Pendek kata, saya belajar bahasa Inggris hampir sepanjang usia saya, tanpa henti. Dan saya yakin, saya bukanlah satu-satunya orang Asia yang menghabiskan sebagian dari hidup untuk belajar bahasa. Nah, interaksi saya dengan banyak orang, apalagi setelah kelas, biasanya ada saja yang mendekat kepada saya dan bertanya seperti ini:
“How come your English is so good?”
Di luar kelas sendiri ada yang yang spesifik berkomentar seperti ini:
“For Indonesian, your English is so good!”
Kadang, pertanyaan-pertanyaan ini didahului dengan keingintahuan rentang waktu masa tinggal saya di Irlandia. Ketika mereka tahu saya anak baru di Irlandia, orang-orang ini menjadi sangat kaget. Duh, sungguh kalau ketemu yang seperti ini, saya rasanya gemes, karena komentar-komentar itu di telinga saya merupakan sebuah hinaan manis. Hinaan yang terselubung bercampur dengan kebingungan melihat perempuan Asia bisa berbahasa Inggris dengan cukup baik. Bagi mereka, orang Asia bisa berbahasa Inggris itu aneh, gak wajar dan harus dipertanyakan. Menurut mereka, orang Indonesia (dan Asia pada umumnya) itu kalau ngomong bahasa Inggris harus berantakan.
Keheranan ini tak hanya dialami saya, banyak kelompok-kelompok Asia yang mengalami hal ini. Mereka yang lahir dan besar di negara bahasa Inggris dengan karakteristik Asia pun seringkali dilempari pertanyaan ini. Dalam beberapa kesempatan saya secara blak-blakan mengatakan jika saya tak menyukai pertanyaan tersebut. Kalau mood saya sedang jelek, saya langsung bilang, keluarga kami dulu tinggal di Australia dan akan ditanggapi dengan oooooo panjang. Padahal, apa sih yang ditahu dan diingat anak usia 3,5 tahun?
Jika mood saya sedang baik, saya akan menjelaskan bahwa saya belajar bahasa Inggris dan mendengarkan apa kata guru saya. *huh*. Nah, dari mereka yang sudah lebih lama tinggal di luar negeri saya belajar untuk menanggapi pertanyaan ini dengan lebih pendek lagi: “Thank you, your English is good as well“. Diam deh gak bisa ngomong apa-apa.
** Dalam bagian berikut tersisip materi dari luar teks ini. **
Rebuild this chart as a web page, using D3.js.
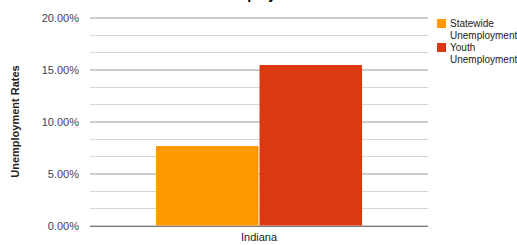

Lagi biasa aja kali kalau lihat orang bisa bahasa Inggris, kenapa juga mesti heran, jaman udah maju euy!
Kamu, pernah mengalami hal serupa?
xx,
Tjetje
PS: satu hal yang perlu dicatat, memiliki kemampuan bahasa asing baik bukan berarti menjadi orang yang lebih cerdas ketimbang orang lain. Orang-orang yang lemah dalam bahasa, biasanya memiliki kemampuan tinggi dalam bidang-bidang lain.